How to Make People ROFL Online
So what are some tips to make people laugh out loud from behind a screen? Here are three to keep in mind:
Don’t be a copycat While this is already a given for many seasoned stand-up and sketch comics, it’s acknowledged that originality is difficult to find on the World Wide Web. Of course, that doesn’t mean you’re free to copy someone else’s material. Savvy social media users can easily detect whether or not you’re presenting something original — or trace it back to the real source. However, this doesn’t mean you can’t participate in viral challenges, memes, or parodies over TikTok. As long as you have a unique, subversive take on the goings-on around the world, you can find success in your humor.
Develop your social media voice As a comedian, you’ve probably already found your ‘voice’ for gigs onstage — but that’s often coupled with your stage presence, gestures, and other physical factors that are difficult to replicate online. This means you really need to develop a solid social media voice. Are you looking at dry wit? Exaggerated language? These are all things you should consider when establishing your voice on social media, and it shouldn’t be too distant from your IRL one.

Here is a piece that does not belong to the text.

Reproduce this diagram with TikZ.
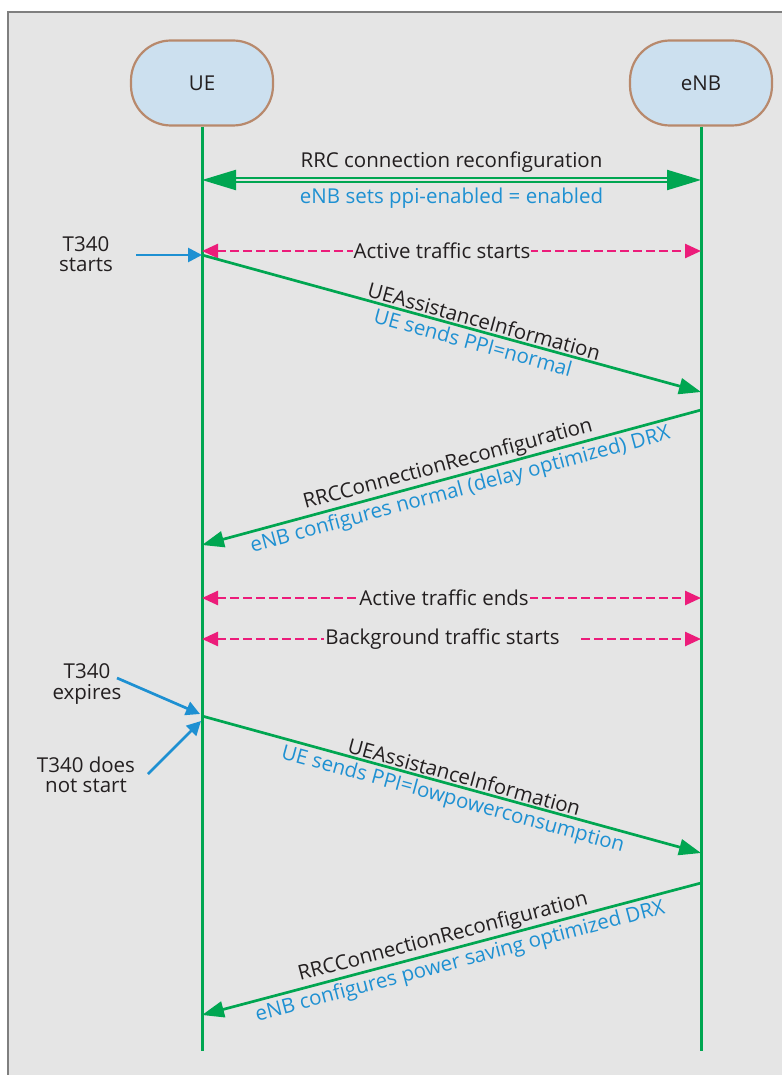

Follow the art of KISS KISS or “Keep It Short and Sweet” is the backbone of witty and funny social media posts. Sometimes, our best work with language comes when we’re forced to compress it with the 280-character limit on Twitter. One study even found that certainty in language by using words like “always” or “everything” actually keeps consumers engaged for plenty of likes, comments, and shares/retweets — so don’t be afraid to be more direct in what you say. Cut down on the words, trust your audience, and let the cleverness come out on its own.